In an interview with The Daily Mail, Newcastle United defender Davide Santon said the Tyne-Wear derby is bigger than the Milan equivalent - a bold statement to say the least.
But moving to the North East recently, I now know how far from hyperbole his remarks really are. Such is the reach of football’s significance in the area that even in a city half an hour’s drive from either club (Durham), the results of these two teams account for half of local pub conversation. The other half details their upcoming fixtures.
Football up here is more than a game. It’s an escapism, a weekend portal to a world detached from work, education or the recession ravaged economy. Even those few who don’t follow sport are aware of it – how could they not be? It’s the barrometer for most of the local populus’ mood for the rest of the week.
So, why is it so important? The reasons are three fold.
The first is grounded in history, before the game of football was ever invented. Amid a civil war which divided the entire nation, the North East’s two principal cities took opposite sides – Newcastle pledging allegiance to King Charles’ Royalists and Sunderland backing Oliver Cromwell and the Roundheads. The dichotomous trend continued during the Jacobite Rebellion, wherein Newcastle sided with the Hanoverians, whilst Sunderland supported the Stuarts.
Moreover, it is from Newcastle’s underlying support from King George II that the term ‘Geordie’ is thought to have been derrived and it is from Scotland’s ‘Blue Mac’ army that the word ‘Mackem’ is thought to have been coined. After domestic piece was eventually achieved, the game of football provided a suitable alternative to maintain this longlasting divide.
The second reason is grounded in the game itself. Due to the shear importance placed on these two clubs, the teams have a responsibility, nay, a duty to perform. Admittedly, it’s not always a duty that is upheld – considering the followings of both clubs, there’s a case for underachievement on both parts; but the derby fixture offers some level of placate. Win the derby, and that’s something at least. It’s a game that can put a positive spin on an otherwise negative season – a strange luxury not afforded to any other region.
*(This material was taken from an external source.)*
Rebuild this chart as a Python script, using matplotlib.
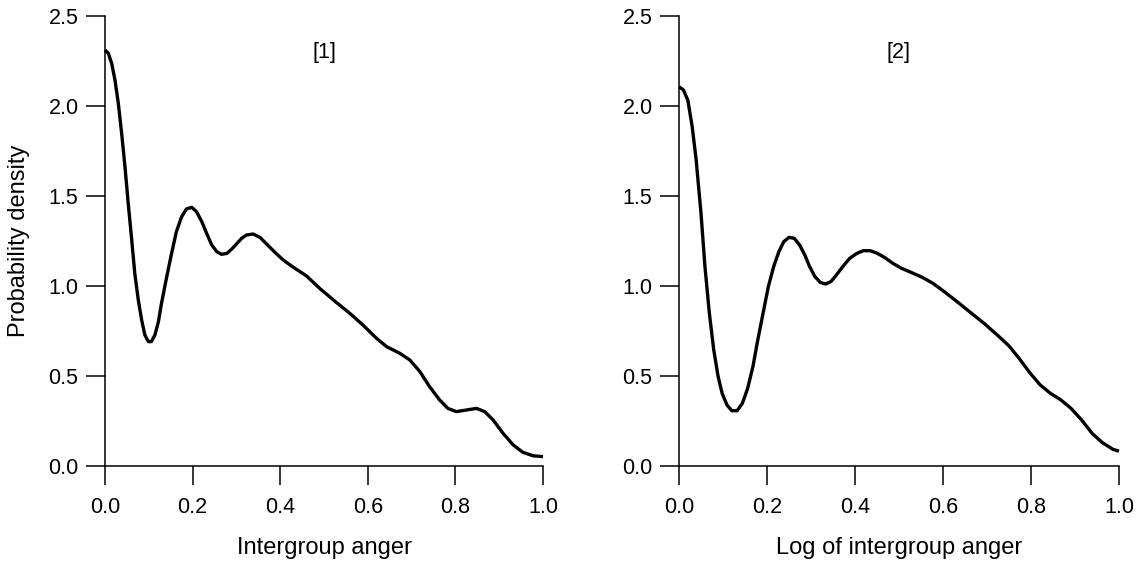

And the third and final reason as to what makes the North East’s football culture so different to everywhere else is the fans. The North East doesn’t have the most fans – that hollow title is held by the commercially successful- but it does have the best. How can we qualify such a sweeping statement? Quite easily. In fact, I can even quantify it, if you insist on figures.
The average gate during Newcastle’s relegation season was 51,231, higher than Serie A winners Inter Milan and nearly 9,000 more than that of Manchester City. During their brief stay outside of the top flight, they had the third highest attendance in English football, bested only by the two clubs with bigger stadiums than them.
And finally, just consider this. The Chronicle, the area’s main local newspaper, released a sixteen page pull out in addition to their usual sports coverage, four days before the derby has even happened. It’s a fixture that has so much more riding on it than points. It’s the result of the region. It is life.